Note also that while we may bear some affection for the independence and republican form of government possessed by (most of) our Latin neighbors, our commitment to prevent interference in the hemisphere is grounded not in their rights, but in our interests.
Here be monsters
It is these primary national interests, and secondary interests shaped by geographic realities, from which we derive the rest of our national interests. Our desire to ensure freedom of navigation, a long stated American interest, is grounded in our long coastlines and distance from the other continents. We rely upon shipping to engage in commerce with the rest of the world to make our people and country prosperous (and prosperity is to be valued for maintaining the security of the people).
To preserve the safety that the oceans provide, we have an interest in preventing the rise of a naval power equal to or superior to our own, either in the Atlantic or in the Pacific. We also have an interest in preventing the rise of a power consolidating all Northwestern Europe, the Pacific Rim, or the Middle East, as such a power could hamper or deny our ability to engage in commerce, and likewise harm us.

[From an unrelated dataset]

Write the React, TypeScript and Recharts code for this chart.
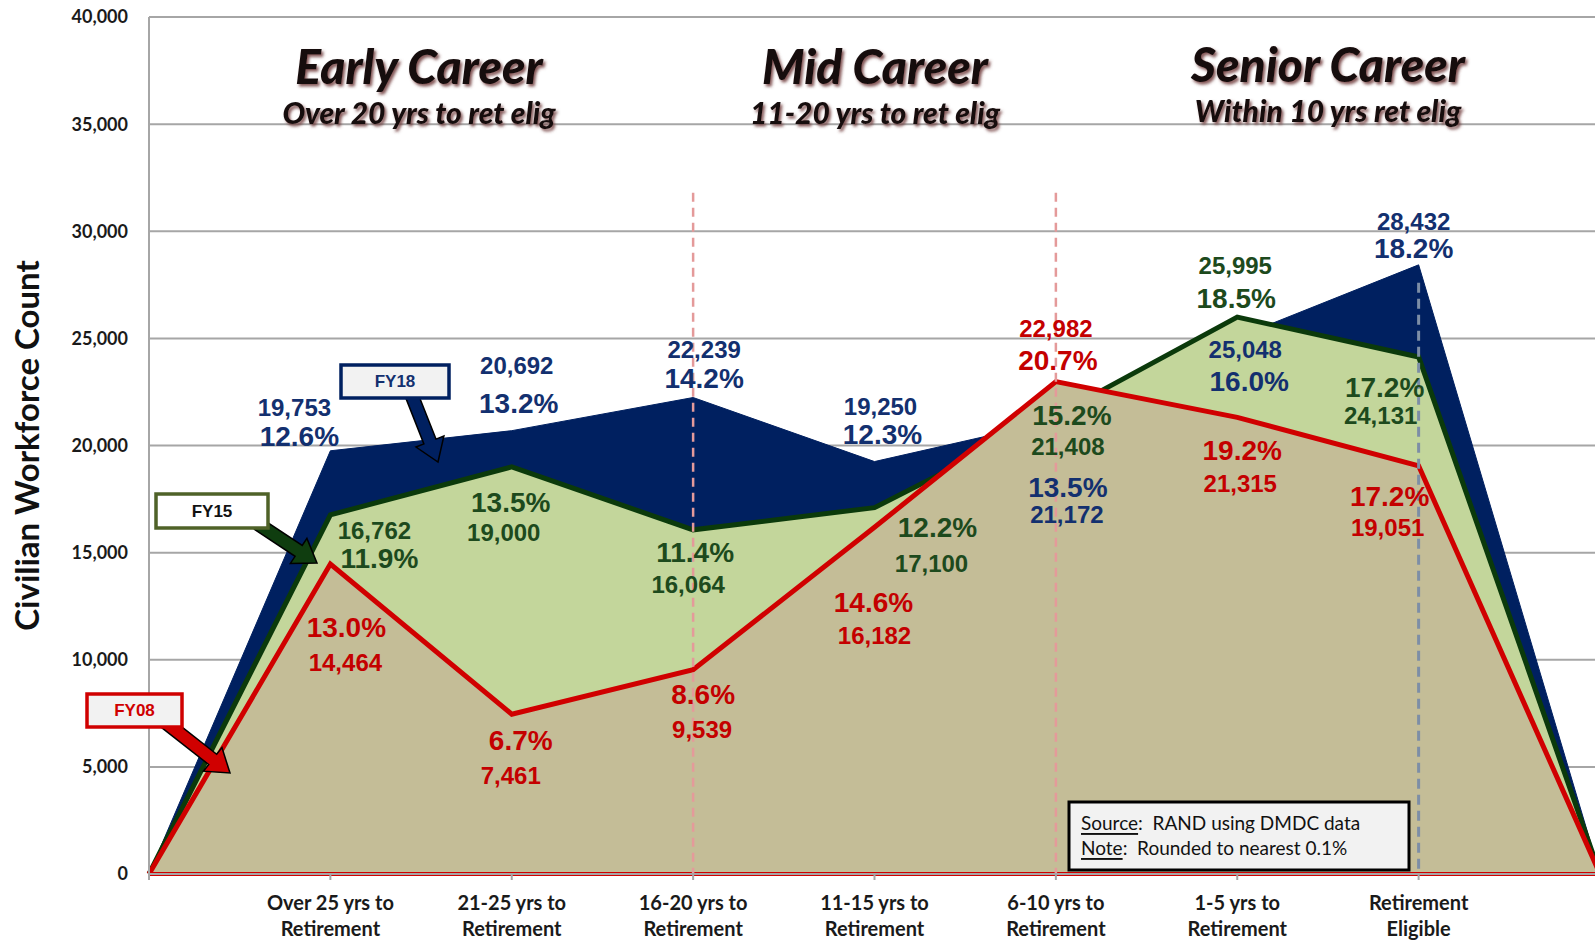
import {
  Area,
  CartesianGrid,
  ComposedChart,
  Line,
  ReferenceLine,
  XAxis,
  YAxis,
} from "recharts";

// first and last slots are empty so the areas start and end at zero on the frame
const categories = [
  "",
  "Over 25 yrs to\nRetirement",
  "21-25 yrs to\nRetirement",
  "16-20 yrs to\nRetirement",
  "11-15 yrs to\nRetirement",
  "6-10 yrs to\nRetirement",
  "1-5 yrs to\nRetirement",
  "Retirement\nEligible",
  " ",
];

const fy18Counts = [0, 19753, 20692, 22239, 19250, 21172, 25048, 28432, 0];
const fy15Counts = [0, 16762, 19000, 16064, 17100, 21408, 25995, 24131, 0];
const fy08Counts = [0, 14464, 7461, 9539, 16182, 22982, 21315, 19051, 0];

const fy18Pcts = [null, 12.6, 13.2, 14.2, 12.3, 13.5, 16.0, 18.2, null];
const fy15Pcts = [null, 11.9, 13.5, 11.4, 12.2, 15.2, 18.5, 17.2, null];
const fy08Pcts = [null, 13.0, 6.7, 8.6, 14.6, 20.7, 19.2, 17.2, null];

const yTicks = [0, 5000, 10000, 15000, 20000, 25000, 30000, 35000, 40000];

const phases = [
  { title: "Early Career", sub: "Over 20 yrs to ret elig" },
  { title: "Mid Career", sub: "11-20 yrs to ret elig" },
  { title: "Senior Career", sub: "Within 10 yrs ret elig" },
];

const rows = categories.map((cat, i) => ({
  cat,
  fy18: fy18Counts[i],
  fy15: fy15Counts[i],
  fy08: fy08Counts[i],
}));

const colors = {
  navy: "#002060",
  navyText: "#13306f",
  green: "#c3d69b",
  greenLine: "#0b3a0b",
  greenText: "#1d4a1d",
  tan: "#c4bd97",
  red: "#d00000",
  redText: "#c40000",
  grid: "#a6a6a6",
};

// label offsets from each point: [countDx, countDy, pctDx, pctDy]
type Spot = [number, number, number, number] | null;
const fy18Spots: Spot[] = [
  null,
  [-36, -43, -31, -14],
  [5, -65, 7, -27],
  [11, -48, 11, -19],
  [6, -55, 8, -27],
  [11, 94, 12, 67],
  [8, 12, 12, 44],
  [-5, -43, -5, -16],
  null,
];
const fy15Spots: Spot[] = [
  null,
  [44, 16, 49, 44],
  [-8, 66, -1, 36],
  [-5, 55, 2, 23],
  [57, 56, 63, 20],
  [12, 31, 16, 0],
  [-2, -52, -1, -19],
  [-38, 59, -34, 31],
  null,
];
const fy08Spots: Spot[] = [
  null,
  [15, 98, 16, 63],
  [-1, 61, 9, 26],
  [9, 60, 10, 25],
  [0, 108, -1, 75],
  [0, -53, 2, -21],
  [3, 66, 5, 33],
  [-31, 62, -29, 31],
  null,
];

const labelFont = "'Liberation Sans', Arial, sans-serif";
const bodyFont = "Lato, 'Open Sans', sans-serif";

function makeLabels(
  counts: number[],
  pcts: (number | null)[],
  spots: Spot[],
  color: string,
  id: string
) {
  return (props: any) => {
    const { cx, cy, index } = props;
    const spot = spots[index];
    const pct = pcts[index];
    if (!spot || pct == null || cx == null) return <g key={`${id}-${index}`} />;
    return (
      <g key={`${id}-${index}`} fontFamily={labelFont} fontWeight="bold" fill={color}>
        <text x={cx + spot[0]} y={cy + spot[1]} textAnchor="middle" dominantBaseline="central" fontSize={24}>
          {counts[index].toLocaleString("en-US")}
        </text>
        <text x={cx + spot[2]} y={cy + spot[3]} textAnchor="middle" dominantBaseline="central" fontSize={28}>
          {pct.toFixed(1)}%
        </text>
      </g>
    );
  };
}

function CategoryTick(props: any) {
  const { x, y, payload } = props;
  const lines = String(payload.value).trim().split("\n");
  return (
    <g>
      {lines.map((line, i) => (
        <text
          key={i}
          x={x}
          y={y + 20 + i * 26}
          textAnchor="middle"
          dominantBaseline="central"
          fontFamily={bodyFont}
          fontWeight="bold"
          fontSize={20}
          fill="#1a1a1a"
        >
          {line}
        </text>
      ))}
    </g>
  );
}

function YTitle(props: any) {
  const vb = props.viewBox || { x: 0, y: 0, height: 0 };
  const cx = vb.x + 26;
  const cy = vb.y + vb.height / 2;
  return (
    <text
      x={cx}
      y={cy}
      transform={`rotate(-90, ${cx}, ${cy})`}
      textAnchor="middle"
      dominantBaseline="central"
      fontFamily={bodyFont}
      fontWeight="bold"
      fontSize={33}
      fill="#111"
    >
      Civilian Workforce Count
    </text>
  );
}

function arrowPoints(x1: number, y1: number, x2: number, y2: number, shaft: number, head: number, headLen: number) {
  const len = Math.hypot(x2 - x1, y2 - y1);
  const ux = (x2 - x1) / len;
  const uy = (y2 - y1) / len;
  const nx = -uy;
  const ny = ux;
  const bx = x2 - ux * headLen;
  const by = y2 - uy * headLen;
  const pts = [
    [x1 + (nx * shaft) / 2, y1 + (ny * shaft) / 2],
    [bx + (nx * shaft) / 2, by + (ny * shaft) / 2],
    [bx + (nx * head) / 2, by + (ny * head) / 2],
    [x2, y2],
    [bx - (nx * head) / 2, by - (ny * head) / 2],
    [bx - (nx * shaft) / 2, by - (ny * shaft) / 2],
    [x1 - (nx * shaft) / 2, y1 - (ny * shaft) / 2],
  ];
  return pts.map((p) => p.join(",")).join(" ");
}

const callouts = [
  { text: "FY18", box: [341, 365, 108, 33], border: colors.navy, fill: "#f2f2f2", textColor: colors.navyText, arrow: [412, 396, 438, 462], arrowFill: colors.navy },
  { text: "FY15", box: [156, 494, 112, 34], border: "#4f6228", fill: "#ffffff", textColor: "#111", arrow: [258, 524, 317, 563], arrowFill: "#0f3d0f" },
  { text: "FY08", box: [87, 694, 95, 33], border: colors.red, fill: "#f2f2f2", textColor: colors.red, arrow: [165, 722, 230, 773], arrowFill: colors.red },
];

const phaseCenters = [
  [419, 65, 112],
  [875, 65, 112],
  [1328, 63, 110],
];

function Overlay() {
  return (
    <svg width={1595} height={940} style={{ position: "absolute", left: 0, top: 0, pointerEvents: "none" }}>
      <defs>
        <filter id="headShadow" x="-10%" y="-30%" width="120%" height="160%">
          <feDropShadow dx="2" dy="2.5" stdDeviation="1.4" floodColor="#6e3b3b" floodOpacity="0.85" />
        </filter>
      </defs>
      {phases.map((p, i) => (
        <g key={p.title} filter="url(#headShadow)" fontFamily={bodyFont} fontWeight="900" fontStyle="italic" fill="#141010" textAnchor="middle">
          <text x={phaseCenters[i][0]} y={phaseCenters[i][1]} dominantBaseline="central" fontSize={48}>
            {p.title}
          </text>
          <text x={phaseCenters[i][0]} y={phaseCenters[i][2]} dominantBaseline="central" fontSize={30}>
            {p.sub}
          </text>
        </g>
      ))}
      {callouts.map((c) => (
        <g key={c.text}>
          <polygon
            points={arrowPoints(c.arrow[0], c.arrow[1], c.arrow[2], c.arrow[3], 13, 30, 22)}
            fill={c.arrowFill}
            stroke="#000"
            strokeWidth={1.5}
            strokeLinejoin="miter"
          />
          <rect x={c.box[0]} y={c.box[1]} width={c.box[2]} height={c.box[3]} fill={c.fill} stroke={c.border} strokeWidth={3.5} />
          <text
            x={c.box[0] + c.box[2] / 2}
            y={c.box[1] + c.box[3] / 2}
            textAnchor="middle"
            dominantBaseline="central"
            fontFamily={labelFont}
            fontWeight="bold"
            fontSize={17}
            fill={c.textColor}
          >
            {c.text}
          </text>
        </g>
      ))}
      <g>
        <rect x={1069} y={802} width={340} height={68} fill="#f2f2f2" stroke="#000" strokeWidth={3} />
        <text x={1081} y={822} dominantBaseline="central" fontFamily={bodyFont} fontSize={19} fill="#111" style={{ whiteSpace: "pre" }}>
          <tspan style={{ textDecoration: "underline" }}>Source</tspan>
          <tspan>:  RAND using DMDC data</tspan>
        </text>
        <text x={1081} y={847} dominantBaseline="central" fontFamily={bodyFont} fontSize={19} fill="#111" style={{ whiteSpace: "pre" }}>
          <tspan style={{ textDecoration: "underline" }}>Note</tspan>
          <tspan>:  Rounded to nearest 0.1%</tspan>
        </text>
      </g>
    </svg>
  );
}

export default function App() {
  return (
    <div
      style={{
        position: "absolute",
        left: 0,
        top: 0,
        width: 1595,
        height: 940,
        overflow: "hidden",
        background: "#fff",
      }}
    >
      <ComposedChart width={1610} height={940} data={rows} margin={{ top: 17, right: 10, bottom: 0, left: 0 }}>
        <CartesianGrid vertical={false} stroke={colors.grid} strokeWidth={2} />
        <XAxis
          dataKey="cat"
          interval={0}
          height={66}
          tick={<CategoryTick />}
          tickLine={{ stroke: colors.grid, strokeWidth: 2 }}
          axisLine={{ stroke: colors.grid, strokeWidth: 2 }}
        />
        <YAxis
          width={149}
          domain={[0, 40000]}
          ticks={yTicks}
          tickLine={false}
          tickMargin={15}
          axisLine={{ stroke: colors.grid, strokeWidth: 2 }}
          tickFormatter={(v) => Number(v).toLocaleString("en-US")}
          tick={{ fill: "#1a1a1a", fontSize: 18, fontWeight: "bold", fontFamily: bodyFont }}
          label={<YTitle />}
        />

        <Area type="linear" dataKey="fy18" fill={colors.navy} fillOpacity={1} stroke={colors.navy} strokeWidth={1} isAnimationActive={false} />
        <Area type="linear" dataKey="fy15" fill={colors.green} fillOpacity={1} stroke={colors.greenLine} strokeWidth={5} isAnimationActive={false} />
        <Area type="linear" dataKey="fy08" fill={colors.tan} fillOpacity={1} stroke={colors.red} strokeWidth={5} isAnimationActive={false} />

        <ReferenceLine y={0} stroke={colors.red} strokeWidth={4} />
        <ReferenceLine
          segment={[
            { x: categories[3], y: 31800 },
            { x: categories[3], y: 0 },
          ]}
          stroke="#e49a9a"
          strokeWidth={2.5}
          strokeDasharray="9 6"
        />
        <ReferenceLine
          segment={[
            { x: categories[5], y: 31800 },
            { x: categories[5], y: 0 },
          ]}
          stroke="#e49a9a"
          strokeWidth={2.5}
          strokeDasharray="9 6"
        />
        <ReferenceLine
          segment={[
            { x: categories[7], y: 27600 },
            { x: categories[7], y: 0 },
          ]}
          stroke="#7d8ea6"
          strokeWidth={3}
          strokeDasharray="10 6"
        />

        <Line dataKey="fy18" stroke="none" activeDot={false} isAnimationActive={false} dot={makeLabels(fy18Counts, fy18Pcts, fy18Spots, colors.navyText, "a")} />
        <Line dataKey="fy15" stroke="none" activeDot={false} isAnimationActive={false} dot={makeLabels(fy15Counts, fy15Pcts, fy15Spots, colors.greenText, "b")} />
        <Line dataKey="fy08" stroke="none" activeDot={false} isAnimationActive={false} dot={makeLabels(fy08Counts, fy08Pcts, fy08Spots, colors.redText, "c")} />
      </ComposedChart>
      <Overlay />
    </div>
  );
}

In large part these interests were acquired following the collapse of the British Empire, which also had an interest in securing these global conditions As a result, the early Republic was not forced to exercise as much effort to enjoy the benefits, provided it maintained a policy of not meddling in internal European struggles.

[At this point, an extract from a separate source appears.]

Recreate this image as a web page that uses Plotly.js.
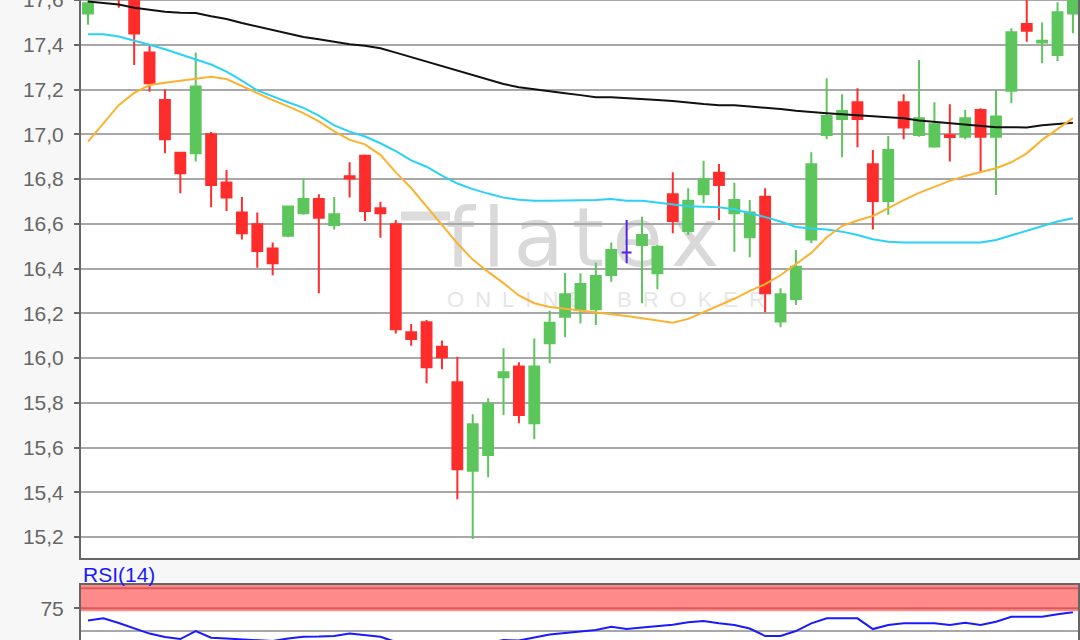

New technologies also impact our interests, particularly the rise of nuclear weapons and ICBMs, which reduce the value of oceanic distance and gives us an interest in preventing the spread of nuclear weapons and ensuring that those nations which already possess them are stable and deterred from threatening us.
At this tertiary level, it becomes easy to extrapolate additional interests and even to have interests which may conflict. For example, when does our interest in preventing the rise of a continental European power outweigh our interest in avoiding European entanglements?
This is where prudence—the ability to weigh the benefits and costs of pursuing a given course, which in turn requires a solid understanding of both adversaries and ourselves—is required. Is our nation strong or weak at this moment? Are we as a people united or divided? Are we successfully managing other more vital interests? We may well decide that securing an interest requires fighting and winning a war. But it is never in our interest to lose one.
We would do well to remember John Quincy Adam’s axiom about America’s interests:
Wherever the standard of freedom and independence has been or shall be unfurled, there will her heart, her benedictions and her prayers be. But she goes not abroad in search of monsters to destroy.
The further we get away from the nation’s primary interests, the harder it becomes to distinguish between what is in our country’s interest and what is not. The further away from your own borders you go, the easier it is to find yourself at the place on the map where it says, “here be monsters.”